Com a redemocratização do país, uma série de direitos como o Benefício de Prestação Continuada (BCP), aposentadoria rural entre outros. O índice de conclusão no ensino médio subiu, sendo hoje cerca de 60%. Com isso, o Estado passou a aumentar a arrecadação, pois aumentou seus gastos. E o percentual do PIB destinado a gastos da União passou a 32%.

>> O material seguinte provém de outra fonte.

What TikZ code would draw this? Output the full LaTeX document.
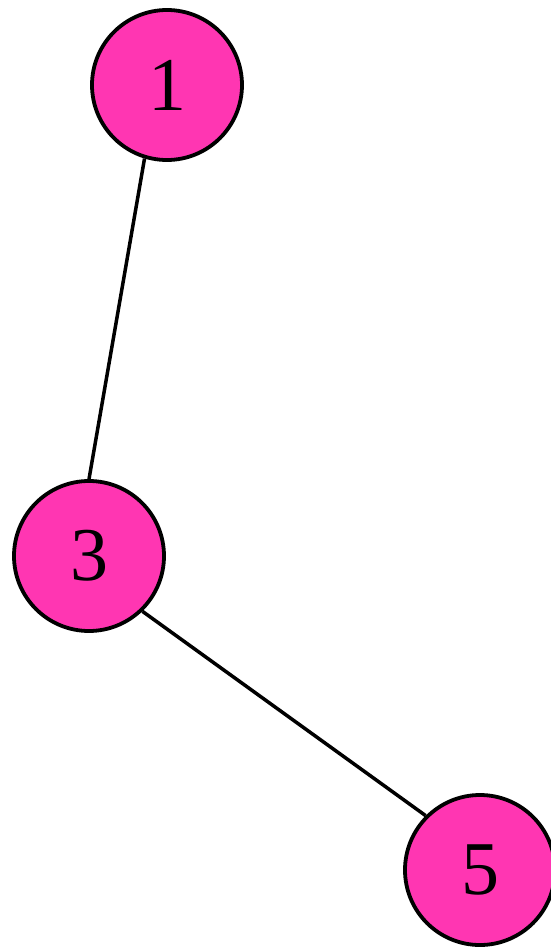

“Passamos de um patamar de 3% a 5% para a educação. Isso é suficiente? Creio que seja para o modelo precário que temos hoje. Mas para termos uma educação que garanta a soberania do país, que seja inclusiva para que os sujeitos possam se integrar de forma autônoma e que permita a formação de quadros necessários para a demanda do país precisamos de muito mais”, comentou.
Ele ressaltou que o Brasil hoje está entre uma das nações mais atrasadas em termos educacionais na América do Sul. Segundo ele, enquanto a taxa de matrícula no Ensino Superior na Venezuela, Uruguai, Chile e Equador é superior a 60%, no Brasil está em 40%.
“Nenhum país superou seus atrasos educacionais com tão pouco dinheiro. Por isso, já na década de 80, reivindicamos 10% do PIB para a Educação no Plano Nacional de Educação da Sociedade Brasileira, do Fórum em Defesa da Escola Pública”, contou.
Ele relembrou que o percentual de 10% do PIB foi definido com base no quanto os países que estavam superando os problemas educacionais estavam investindo. Estabeleceram uma meta de 10 anos para a aplicação desse percentual.
“Ou seja, gostaríamos de estar, dez anos depois, onde estavam aqueles países naquele momento. Não era nenhum objetivo absurdo. Primeiro, deveríamos universalizar a educação fundamental, depois o ensino médio e depois o superior”, detalhou.
A proposta formulada por várias entidades, entre elas o ANDES-SN, foi apresentada rejeitada pelos sucessivos governos. Já no governo Dilma, em 2014, conseguiu-se aprovar o percentual de 10% para a Educação. No entanto, não será destinado exclusivamente para a educação pública, como reivindicam os movimentos.
“10% do PIB não irão para os gastos públicos com educação. Inclui subsídios para o setor privado, como o Sistema S, para o Fies, que não é gasto é empréstimo, pois o dinheiro retorna. Ou seja, ainda estamos com 5% para a educação. E há um movimento para reduzir esse percentual, como a Emenda Constitucional 95, que limita os gastos federais. Essa é uma disputa em longo prazo, que afeta não só o orçamento federal, mas também dos estados e municípios”, concluiu.
Após as explanações, os participantes puderam fazer perguntas e exposições. O debate foi mediado por Emerson Duarte, 2º vice-presidente da Regional Norte II.